Juan Villoro ha cumplido el sueño de Jorge Ibargüengoitia y se ha consolidado como uno de los dramaturgos más influyentes y divertidos de los escenarios de aquí y de allá. No es la primera vez que Tony Castro lee como en braille los parlamentos, diálogos, nudos y situaciones teatrales de la tinta Villoro para cuajar como Director un festín en escena: con estas líneas aplaudo a la Compañía Nacional de Teatro, a todos y cada uno de los artistas que se transforman en personajes, a la música originalísima, las luces precisas, la escenografía tropical y cada elemento que ha hecho posible la aparición de Hotel Nirvana en el Centro Nacional de las Artes de México.

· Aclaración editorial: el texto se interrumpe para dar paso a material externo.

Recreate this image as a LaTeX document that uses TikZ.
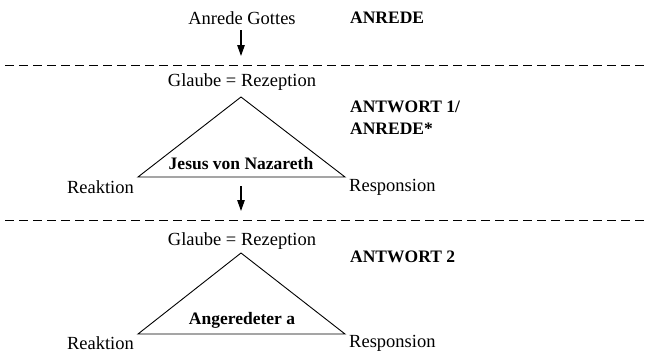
\documentclass[tikz,border=0pt]{standalone}
\usepackage{fontspec}
\setmainfont{Liberation Serif}
\usetikzlibrary{arrows.meta}
\begin{document}
\begin{tikzpicture}[x=1pt,y=-1pt,
  txt/.style={inner sep=0pt,font=\fontsize{18.5}{21}\selectfont},
  btxt/.style={inner sep=0pt,font=\fontsize{17.5}{21}\selectfont\bfseries},
  sep/.style={dash pattern=on 9pt off 5pt,line width=0.9pt},
  tri/.style={line width=0.9pt,line join=miter},
  arr/.style={line width=1.2pt,-{Triangle[length=11pt,width=7.5pt]}}]
\useasboundingbox (0,0) rectangle (649,356);
% top level
\node[txt] (ag) at (242,18) {Anrede Gottes};
\node[btxt,anchor=west] (l0) at (350,18) {ANREDE};
\coordinate (a1s) at (241,30);
\coordinate (a1e) at (241,56);
\draw[arr] (a1s) -- (a1e);
\coordinate (d1a) at (5,65); \coordinate (d1b) at (649,65);
\draw[sep] (d1a) -- (d1b);
% first triangle
\node[txt] (g1) at (242,82) {Glaube = Rezeption};
\coordinate (t1a) at (241,97);
\coordinate (t1l) at (138,177);
\coordinate (t1r) at (345,177);
\draw[tri] (t1l) -- (t1a) -- (t1r) -- cycle;
\node[btxt] (j) at (241,164) {Jesus von Nazareth};
\node[txt,anchor=east] (r1) at (134,187) {Reaktion};
\node[txt,anchor=west] (p1) at (349,187) {Responsion};
\node[btxt,anchor=west] (l1) at (350,107) {ANTWORT 1/};
\node[btxt,anchor=west] (l1b) at (350,129) {ANREDE*};
\coordinate (a2s) at (241,186);
\coordinate (a2e) at (241,211);
\draw[arr] (a2s) -- (a2e);
\coordinate (d2a) at (5,220); \coordinate (d2b) at (649,220);
\draw[sep] (d2a) -- (d2b);
% second triangle
\node[txt] (g2) at (242,241) {Glaube = Rezeption};
\coordinate (t2a) at (241,253);
\coordinate (t2l) at (138,334);
\coordinate (t2r) at (345,334);
\draw[tri] (t2l) -- (t2a) -- (t2r) -- cycle;
\node[btxt] (an) at (242,320) {Angeredeter a};
\node[txt,anchor=east] (r2) at (134,343) {Reaktion};
\node[txt,anchor=west] (p2) at (349,343) {Responsion};
\node[btxt,anchor=west] (l2) at (350,257) {ANTWORT 2};
\end{tikzpicture}
\end{document}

Durante un par de horas he levitado con axiomas donde los colores son palabras al azar, bailado a ritmos de la era de Acuario y entre flores inmensas bajo un cielo de diamantes, hipnotizado otra vez por la voz planetaria que me recuerda que somos no más que polvo de estrellas hechos carne y huesos. Me enamoré de una musa que se alquila para soñar al filo de la playa, pues sin tocarla nos besamos sin que nadie más en las butacas advirtiera el embeleso y he deambulado en carcajadas por el gran actor Beristáin como burócrata drogado con una suerte de amor universal y revolucionario de arriba y adelante al tiempo que una doña se descubre libremente enamorada de una monja fugada del convento que le da un sentido totalmente erótico al trinomio de la Fe-Esperanza y Caridad.

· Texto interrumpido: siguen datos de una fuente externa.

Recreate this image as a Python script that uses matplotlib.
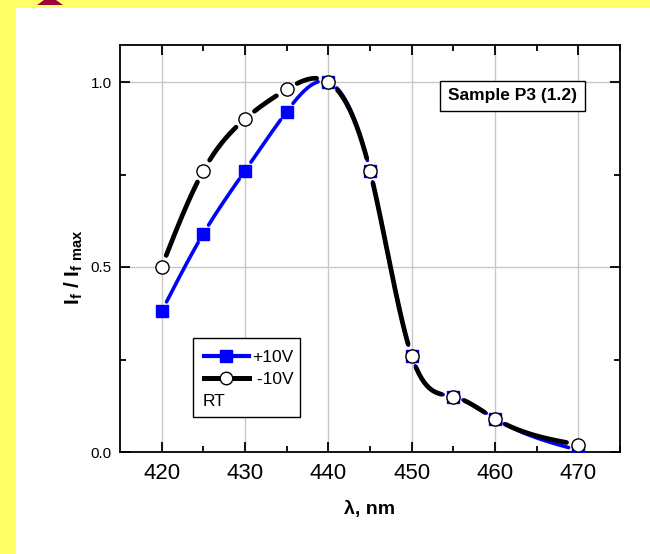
import numpy as np
import matplotlib
matplotlib.use("Agg")
import matplotlib.pyplot as plt
from matplotlib.patches import Rectangle, Polygon
from matplotlib.lines import Line2D

plt.rcParams['font.family'] = ['Liberation Sans', 'DejaVu Sans']
plt.rcParams['mathtext.fontset'] = 'custom'
plt.rcParams['mathtext.rm'] = 'Liberation Sans'
plt.rcParams['mathtext.bf'] = 'Liberation Sans:bold'

# --- data ---
wavelength = [420, 425, 430, 435, 440, 445, 450, 455, 460, 470]
plus10V = [0.38, 0.59, 0.76, 0.92, 1.00, 0.76, 0.26, 0.15, 0.09, 0.005]
minus10V = [0.50, 0.76, 0.90, 0.98, 1.00, 0.76, 0.26, 0.15, 0.09, 0.02]
x_ticks = [420, 430, 440, 450, 460, 470]
y_ticks = [0.0, 0.5, 1.0]
sample_label = "Sample P3 (1.2)"


def natural_spline(x, y, xs):
    x = np.asarray(x, float)
    y = np.asarray(y, float)
    n = len(x)
    h = np.diff(x)
    A = np.zeros((n, n))
    r = np.zeros(n)
    A[0, 0] = A[-1, -1] = 1.0
    for i in range(1, n - 1):
        A[i, i - 1] = h[i - 1]
        A[i, i] = 2 * (h[i - 1] + h[i])
        A[i, i + 1] = h[i]
        r[i] = 3 * ((y[i + 1] - y[i]) / h[i] - (y[i] - y[i - 1]) / h[i - 1])
    c = np.linalg.solve(A, r)
    b = (y[1:] - y[:-1]) / h - h * (2 * c[:-1] + c[1:]) / 3
    d = (c[1:] - c[:-1]) / (3 * h)
    idx = np.clip(np.searchsorted(x, xs, side='right') - 1, 0, n - 2)
    dx = xs - x[idx]
    return y[idx] + b[idx] * dx + c[idx] * dx ** 2 + d[idx] * dx ** 3


def gapped_curve(ax, x, y, gap_px):
    # smooth curve with small gaps around each marker (Origin style)
    xs = np.linspace(x[0], x[-1], 1200)
    ys = natural_spline(x, y, xs)
    curve = ax.transData.transform(np.column_stack([xs, ys]))
    pts = ax.transData.transform(np.column_stack([x, y]))
    dist = np.min(np.hypot(curve[:, None, 0] - pts[None, :, 0],
                           curve[:, None, 1] - pts[None, :, 1]), axis=1)
    ys = ys.copy()
    ys[dist < gap_px] = np.nan
    return xs, ys


fig = plt.figure(figsize=(6.5, 5.54), dpi=100)
fig.patch.set_facecolor('#FFFF66')
W, H = 650, 554
fig.patches.append(Rectangle((16 / W, 0), 1, (H - 8) / H, transform=fig.transFigure,
                             facecolor='white', edgecolor='none', zorder=-2))
fig.patches.append(Polygon([(37 / W, (H - 5) / H), (63 / W, (H - 5) / H),
                            (56 / W, 1), (44 / W, 1)], closed=True,
                           transform=fig.transFigure, facecolor='#A0003C',
                           edgecolor='none', zorder=-1))

ax = fig.add_axes([120 / W, (H - 452) / H, 500 / W, 407 / H])
ax.set_zorder(2)
ax.set_facecolor('white')
ax.set_xlim(415, 475)
ax.set_ylim(0, 1.1)

bx, by = gapped_curve(ax, wavelength, plus10V, 10)
kx, ky = gapped_curve(ax, wavelength, minus10V, 12)

ax.plot(bx, by, color='#0000FF', lw=2.6, solid_capstyle='round', zorder=3)
ax.plot(wavelength, plus10V, ls='none', marker='s', ms=8, color='#0000FF',
        mec='#0000FF', zorder=4)
ax.plot(kx, ky, color='black', lw=3.4, solid_capstyle='round', zorder=5)
ax.plot(wavelength, minus10V, ls='none', marker='o', ms=9.5, mfc='white',
        mec='black', mew=1.0, zorder=6)

ax.set_xticks(x_ticks)
ax.set_xticks([425, 435, 445, 455, 465, 475], minor=True)
ax.set_yticks(y_ticks)
ax.set_yticklabels([f"{v:.1f}" for v in y_ticks])
ax.set_yticks([0.25, 0.75], minor=True)
ax.tick_params(which='both', direction='in', top=True, right=True, color='black')
ax.tick_params(which='major', length=7, width=1.3)
ax.tick_params(which='minor', length=4, width=1.3)
ax.tick_params(axis='x', labelsize=16, pad=8, labeltop=False)
ax.tick_params(axis='y', labelsize=11, pad=6, labelright=False)
ax.grid(True, which='major', color='#C8C8C8', lw=1.0, zorder=0)
for s in ax.spines.values():
    s.set_linewidth(1.3)

ax.set_xlabel("λ, nm", fontsize=14, fontweight='bold')
ax.xaxis.set_label_coords(0.5, -0.12)
ax.set_ylabel(r"I$_\mathbf{f}$ / I$_\mathbf{f\ max}$", fontsize=15,
              fontweight='bold')
ax.yaxis.set_label_coords(-0.07, 0.455)

ax.text(0.785, 0.875, sample_label, transform=ax.transAxes, ha='center',
        va='center', fontsize=12.5, fontweight='bold', zorder=7,
        bbox=dict(boxstyle='square,pad=0.45', facecolor='white',
                  edgecolor='black', lw=1.0))

handles = [Line2D([], [], color='#0000FF', lw=3, marker='s', ms=8),
           Line2D([], [], color='black', lw=3.6, marker='o', ms=9, mfc='white',
                  mec='black')]
leg = ax.legend(handles, ['+10V', ' -10V'], loc='upper left',
                bbox_to_anchor=(0.14, 0.285), frameon=False, fontsize=12.5,
                handlelength=2.6, handletextpad=0.2, labelspacing=0.4,
                borderpad=0.3)
leg.set_zorder(8)
ax.text(0.165, 0.125, "RT", transform=ax.transAxes, fontsize=12.5, va='center',
        zorder=8)
ax.add_patch(Rectangle((0.146, 0.085), 0.214, 0.194, transform=ax.transAxes,
                       facecolor='white', edgecolor='black', lw=1.0, zorder=7))

fig.savefig("out.png", dpi=100, facecolor=fig.get_facecolor())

En varias escenas parece aletear con su abanico un barbón de lentes oscuros que intenta jalar las riendas del delirante indígena alcoholizado que parece hablar en peyote al aullarle a la Luna y el lanchero que se emplea como mozo para limpiar la alberca del Hotel como Templo de Nirvana donde sesiona el Gran Gurú, el Gringo de la sonrisa impoluta que oye voces y receta pequeñas dosis de conocimiento puro con una pastilla llamada Logos, nunca mejor dicho. Son sesiones de libre asociación al filo del mar de las butacas de un teatro donde nosotros somos el mar y sus oleajes son nuestra reacción a las alucinaciones y conciencias de los personajes que malabarean con sus revelaciones todas las formas geométricas y todas las maneras y manías del Ser.
Al final, Nirvana es no más que la efímera epifanía de asistir al teatro. Sentarse en asombro ante la única comprobación fehaciente que tiene un escritor sobre la existencia y reacción de sus lectores y azoro feliz ante la profesional labor de quien dirige la partitura de varias voces de personajes que somos todos en un momento congelado hacía medio siglo… cuando de niños soñábamos que todo se volvería un campo interminable de fresas.